As we arrive at the mid-point of each year, Pollstar takes a look at the first six months of global live entertainment and, on the strength of our world-renowned box-office data, provides a snapshot of the current state of the concert industry. One aspect of the annual Mid-Year analysis is to compare box office success to the same time period in previous years. In 2020, there is no illusion of parity with any other year prior to this one. Most of the planet has been impacted at some level by the COVID-19 pandemic and, for our industry, the shutdown of live performing makes this year unique for many parallels.
However, our Mid-Year time period of eligibility ranges from Nov. 21, 2019 to May 20, 2020, so we only have an absence of box office results for the final two months of that six-month span. That’s why we were able to produce a Q1 issue (dated April 6) with complete coverage of the industry during the year’s opening three-month period.
Pollstar 2020 Mid-Year
In those first-quarter box office tallies, 2020 showed great promise when tours hit the road in the early weeks of the year. As reported in Q1, the year began with a fervor as box office activity showed increases in both gross and ticket sales among the Top 100 Tours compared to 2019’s first quarter. Gross earnings showed a 10.92% jump over the previous year, while ticket counts saw a rise of 4.55%.
After the first quarter, there was only about one month of concert activity before the shutdown, so the events that occurred during that month provide the only difference in box office figures between the Mid-Year and Q1. But there were noteworthy events occurring during that month-long period. Artists such as Elton John, Celine Dion, Eagles, Aventura, Maroon 5, Backstreet Boys, Michael Bublé, Post Malone and Billy Joel all reported multi-million-dollar grosses prior to the second weekend in March.
As the highest-grossing touring artist of the year, Elton John heads up the worldwide list of Top 100 Tours that in total produced a gross of $1,147,421,921 from 1,654 performances. It marks the second year in a row with a percentage drop, because the 2019 gross was also less than its previous year. In 2019, the $2,058,964,800 revenue total was 3.8% lower than 2018’s amount. Ultimately, by the end of last year, the Top 100 Tours’ overall gross beat the 2018 count, so the small drop at the mid-point of last year was most probably due in part to Ed Sheeran’s titanic box office results from the first half of 2018. Two years ago, he topped the Mid-Year charts with $213.9 million in sales – the highest cumulative gross ever for an artist in a Mid-Year recap.
With 2020’s revenue from the Top 100 Tours totaling 44.3% less than the worldwide gross in 2019, ticket sales from the same 100 tours also show the same percentage difference. Total ticket count at Mid-Year 2020 is 12,476,566, 44% fewer than 2019’s total.

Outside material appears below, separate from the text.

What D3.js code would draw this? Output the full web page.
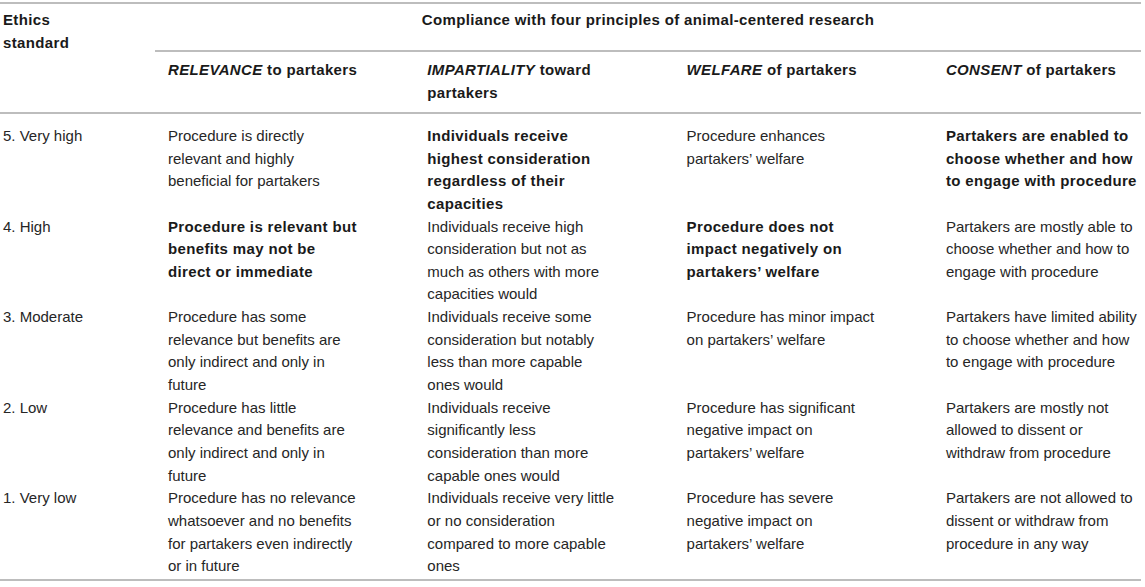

North American percentages show slightly higher differences with the 2020 gross dropping 48.6% to $795,324,902 compared to last year’s $1.5 million figure.
Mid-Year Worldwide Ticket Sales
Similarly, tickets on the continent totaled 8,605,188 this year – 48.9% less in comparison to a year ago.

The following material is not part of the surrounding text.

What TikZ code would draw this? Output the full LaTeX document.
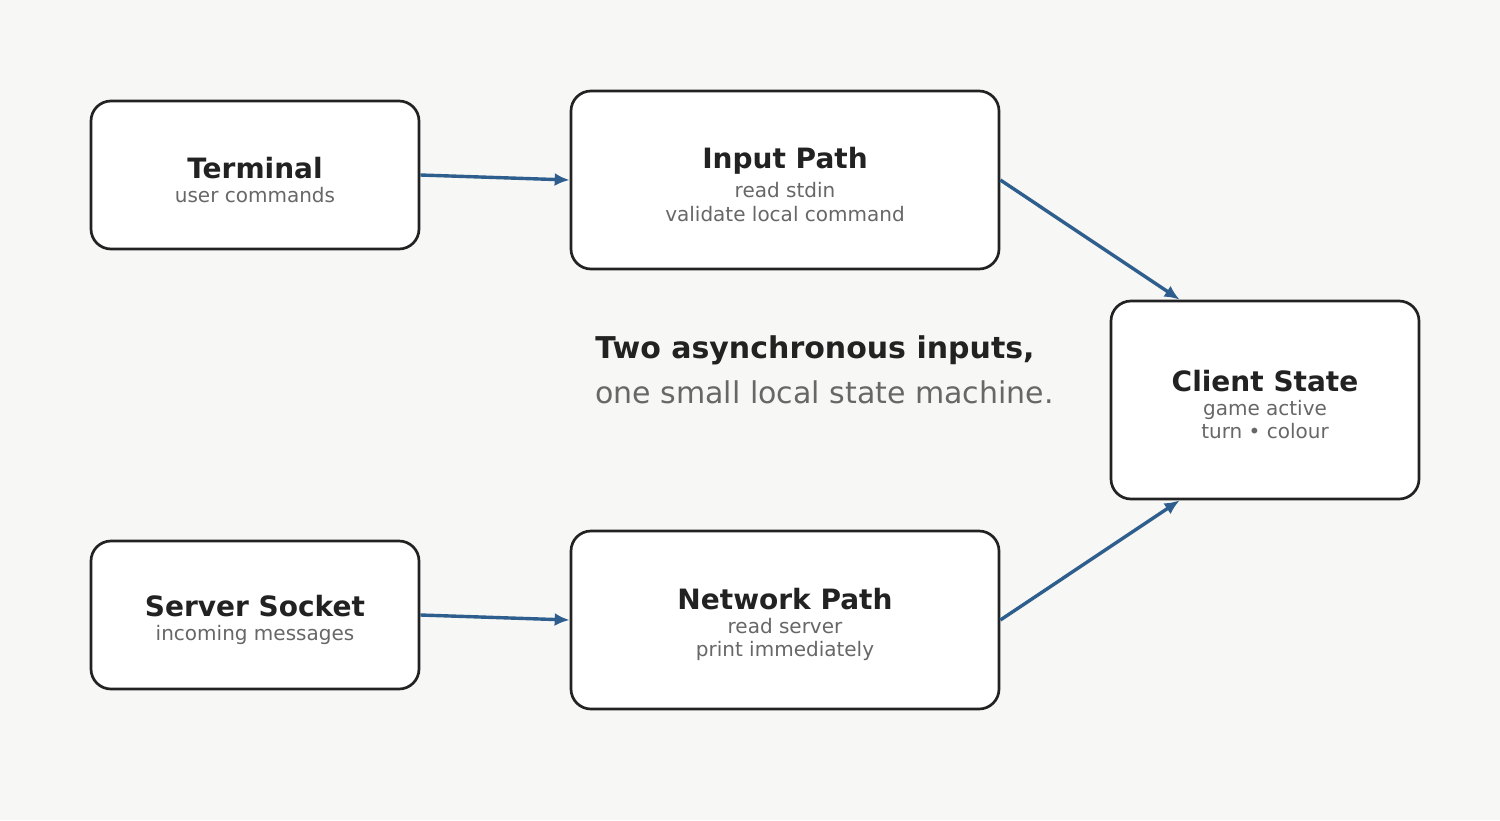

Looking at averages in both gross and tickets still show percentage drops in year-to-year comparison with 2019, but they are not quite as brutal. Among the Top 100 Tours, the average gross worldwide is $693,725 – 24.2% less than 2019’s gross average.
Ticket sales averages also fall at about the same rate with 2020’s sold tickets averaging 7,543 per show, a drop of 23.8% in one year. In North American markets, 2020’s Mid-Year average gross per show came to $596,643 based on a total of 1,333 reported shows. The sold ticket average per show is 6,456.
On a positive note, the global average ticket prices land in a similar range for each of the past three years without any dramatic drops. 2019’s average price of $92.42 from the Top 100 Tours still is the highest, but
this year’s price follows at $91.97 – less than a 1% difference. Meanwhile, 2020’s average ticket price is higher than 2018’s which landed at $90.17. The average ticket price in North America so far this year is also $92.42.
Going beyond the Top 100 Tours, the total gross worldwide for every event reported during the Mid-Year span totals $2,274,209,075. That total is 55.5% less than the 2019 overall gross that topped out at $5,104,836,773.
Among North American venues only, the percentage difference is in a similar range, 54.4% less this year. The 2020 gross in North America reached a total of $1,608,308,747 for the Mid-Year, while the same period last year saw a gross total of $3,523,943,565.
Worldwide ticket sales land in the same ballpark regarding percentage differences. This year’s 34,043,486 global ticket count was 55.6% less than 2019’s 76,592,463 total.
Tickets in North America also show a drop for the Mid-Year compared to 2019. This year the total tickets in the U.S., Canada and Mexico is 23,735,959. That is 55.6% less than last year’s ticket total of 52,953,408.